Did the AI bubble cause this crash?

It was a major catalyst. Investors began doubting the profitability of massive AI investments in Big Tech. Since Ethereum hosts many AI-related crypto projects, the "AI fatigue" in traditional markets spilled directly into ETH.

What is the next support level for ETH?

After breaking $1,826, technical analysts are looking at the $1,796 zone. Failure to stabilize here could lead to a deeper probe into the mid-$1,700s, delaying any potential recovery toward $3,000.

Is it safe to use leverage right now?

No. Analysts recommend strictly controlling leverage (below 10x, ideally spot-only) and avoiding "blindly catching falling knives" until the market proves it can hold its 200-day moving average.

When will the ETH market recover?

Recovery depends on a stabilization of the U.S. labor narrative and a cooling of the AI sector panic. A "relief rally" may occur if BTC holds $60k, but a sustainable uptrend requires a return of institutional ETF inflows.
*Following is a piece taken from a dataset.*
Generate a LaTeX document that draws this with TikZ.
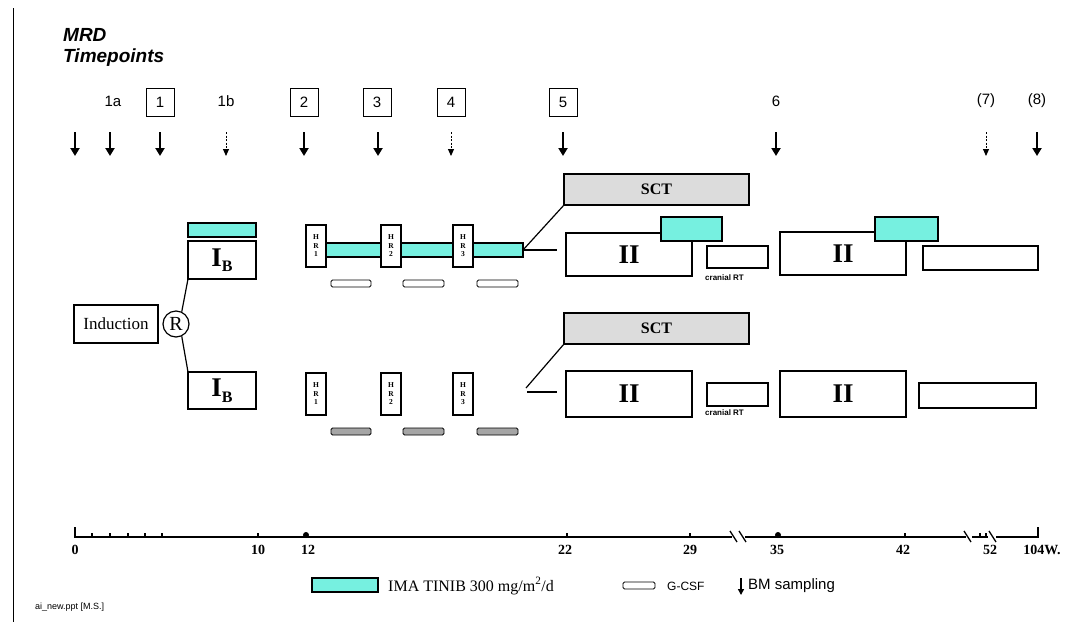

Conclusion: A Structural Reset for a New Macro Era

The crash of Ethereum to $1,826 is a painful but necessary "purging" of excess leverage from the system. While the confluence of AI sector panic and softening economic data has created an atmosphere of "extreme fear," the underlying technology remains intact. For long-term participants, this period represents a shift from speculative mania to a focus on technical stability and risk management.